Enflame Technology (燧原科技) to Face IPO Review on June 15 on Shanghai STAR Market
The AMW Read
Updates the player map with a major IPO milestone for a domestic AI chip leader, signals structural shift in China's compute autonomy push, involves capital markets event with cross-substrate geopolitical implications.
Enflame Technology (燧原科技) to Face IPO Review on June 15 on Shanghai STAR Market
Shanghai Stock Exchange will review Enflame Technology's IPO application on June 15, 2026, on the STAR Market. The Chinese AI chip company reported revenue growth from RMB 301 million (~$42M) in 2023 to RMB 990 million (~$138M) in 2025, a three-year compound growth rate of 81.32%. Net losses narrowed from RMB 1.67 billion (~$233M) to RMB 1.16 billion (~$162M) over the same period. The company expects to achieve profitability in 2026 or 2027 based on current orders and delivery plans.
Why it matters: Enflame's IPO review marks a key test for China's domestic AI chip ecosystem amid the ongoing U.S.-China technology decoupling. The company's revenue surge is driven by deep integration with Tencent, its anchor customer, as well as a broader push by Chinese cloud providers to diversify away from NVIDIA GPUs. Enflame's use of a fully proprietary DSA architecture—rather than the GPGPU approach favored by competitors like Cambricon or Moore Threads—positions it as a distinct bet on specialized AI inference and training silicon for the Chinese market, a segment that remains fragmented but rapidly scaling.

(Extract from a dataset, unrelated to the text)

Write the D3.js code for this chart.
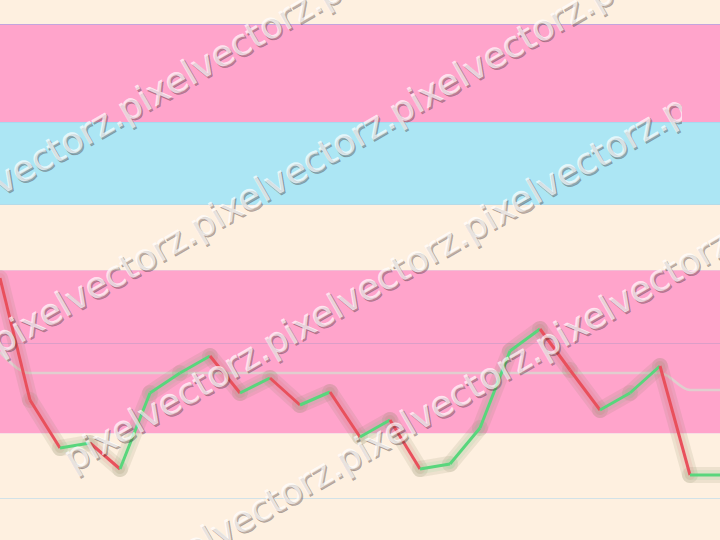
<!DOCTYPE html>
<html>
<head>
<meta charset="utf-8">
<script src="https://cdn.jsdelivr.net/npm/d3@7"></script>
<style>
  html, body { margin: 0; padding: 0; background: #fef0e0; }
  svg { display: block; }
</style>
</head>
<body>
<svg id="chart" width="720" height="540"></svg>
<script>
// ---- data ----
const steps = [0,1,2,3,4,5,6,7,8,9,10,11,12,13,14,15,16,17,18,19,20,21,22,23,24];
const priceValues = [262,140,92,97,71,147,167,184,147,162,135,148,103,120,71,76,112,189,211,170,130,147,174,65,65];
const averageValues = [188,167,167,167,167,167,167,167,167,167,167,167,167,167,167,167,167,167,167,167,167,167,167,150,150];
const bandStarts = [0,107,270,336,418,516];
const bandEnds   = [107,270,336,418,516,540];
const bandNames  = ["low","zoneA","mid","cool","zoneB","top"];
const gridValues = [42,197,516];
const watermarkText = "pixelvectorz.";
const watermarkRows = [0,1,2,3];
const watermarkRepeats = [3,4,3,4];

// ---- styles ----
const W = 720, H = 540;
const bandColors = {low:"#fef0e0", zoneA:"#ffa4cb", mid:"#fef0e0", cool:"#ace6f4", zoneB:"#ffa4cb", top:"#fef0e0"};
const gridColors = ["#d2e2e8", "#dc9ec8", "#c4a4de"];
const upColor = "#58d67c", downColor = "#e9505c";

const svg = d3.select("#chart");
const x = d3.scaleLinear().domain([0, steps.length - 1]).range([0, W]);
const y = d3.scaleLinear().domain([0, 540]).range([H, 0]);

// bands
svg.append("g").selectAll("rect").data(bandNames).join("rect")
  .attr("x", 0).attr("width", W)
  .attr("y", (d,i) => y(bandEnds[i]))
  .attr("height", (d,i) => y(bandStarts[i]) - y(bandEnds[i]))
  .attr("fill", d => bandColors[d]);

// band edge hairlines
svg.append("g").selectAll("line").data([107,270,336,418]).join("line")
  .attr("x1", 0).attr("x2", W)
  .attr("y1", d => y(d) + 0.5).attr("y2", d => y(d) + 0.5)
  .attr("stroke", (d,i) => ["#f6dce6","#f0c4d8","#a2d6ec","#a8d6ee"][i])
  .attr("stroke-width", 1).attr("opacity", 0.8);

// grid lines
svg.append("g").selectAll("line").data(gridValues).join("line")
  .attr("x1", 0).attr("x2", W)
  .attr("y1", d => Math.round(y(d)) + 0.5).attr("y2", d => Math.round(y(d)) + 0.5)
  .attr("stroke", (d,i) => gridColors[i]).attr("stroke-width", 1);

// moving average line
const avgLine = d3.line().x((d,i) => x(steps[i])).y(d => y(d)).curve(d3.curveMonotoneX);
svg.append("path").datum(averageValues)
  .attr("d", avgLine).attr("fill", "none")
  .attr("stroke", "#dcd6d0").attr("stroke-width", 2.6).attr("opacity", 0.85);

// segments
const segs = d3.range(priceValues.length - 1).map(i => ({
  x1: x(steps[i]), y1: y(priceValues[i]), x2: x(steps[i+1]), y2: y(priceValues[i+1]),
  up: priceValues[i+1] >= priceValues[i]
}));
const seg = d3.line();
const glow = svg.append("g");
glow.selectAll("path.g1").data(segs).join("path").attr("class","g1")
  .attr("d", d => seg([[d.x1,d.y1],[d.x2,d.y2]]))
  .attr("fill","none").attr("stroke","#8a8660").attr("stroke-opacity",0.14)
  .attr("stroke-width",16).attr("stroke-linecap","round");
glow.selectAll("path.g2").data(segs).join("path").attr("class","g2")
  .attr("d", d => seg([[d.x1,d.y1],[d.x2,d.y2]]))
  .attr("fill","none").attr("stroke", d => d.up ? upColor : downColor).attr("stroke-opacity",0.10)
  .attr("stroke-width",10).attr("stroke-linecap","round");
svg.append("g").selectAll("path").data(segs).join("path")
  .attr("d", d => seg([[d.x1,d.y1],[d.x2,d.y2]]))
  .attr("fill","none").attr("stroke", d => d.up ? upColor : downColor)
  .attr("stroke-width",3).attr("stroke-linecap","butt").attr("stroke-linejoin","round");

// watermark
const defs = svg.append("defs");
defs.append("clipPath").attr("id","wmclip")
  .append("rect").attr("x",-50).attr("y",-50).attr("width",732).attr("height",640);
const angle = -30, rowGap = 159, rowShift = 73;
const wm = svg.append("g").attr("pointer-events","none");
watermarkRows.forEach(r => {
  const x0 = -73 + r * rowShift;
  const y0 = 196 + r * rowGap - x0 * Math.tan(Math.PI/6);
  const txt = watermarkText.repeat(watermarkRepeats[r]) + (r === 2 ? "p" : "");
  const gRow = wm.append("g").attr("clip-path", r === 2 ? "url(#wmclip)" : null);
  [[1.6,1.8,"rgba(70,50,50,0.34)",0],[0,0,"rgba(255,255,255,0.68)",0.5]].forEach(([dx,dy,fill,sw]) => {
    gRow.append("text")
      .attr("transform", `translate(${x0+dx},${y0+dy}) rotate(${angle})`)
      .attr("font-family","DejaVu Sans").attr("font-size",36)
      .attr("fill", fill)
      .attr("stroke", sw ? "rgba(255,255,255,0.5)" : fill).attr("stroke-width", sw ? sw : 0.6)
      .text(txt);
  });
});
</script>
</body>
</html>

Expert take: Enflame's IPO comes at a time when the domestic AI accelerator market has reached RMB 378 billion (~$53B), with internet companies accounting for over half of demand. While the company is still loss-making, its narrowing deficit and strong forward guidance suggest it may follow the capital cycle trajectory seen in other Chinese AI infrastructure players, where early losses are accepted in exchange for customer lock-in and government-backed procurement. The outcome of this listing could signal investor appetite for homegrown AI chip makers and influence the pace of China's compute autonomy push.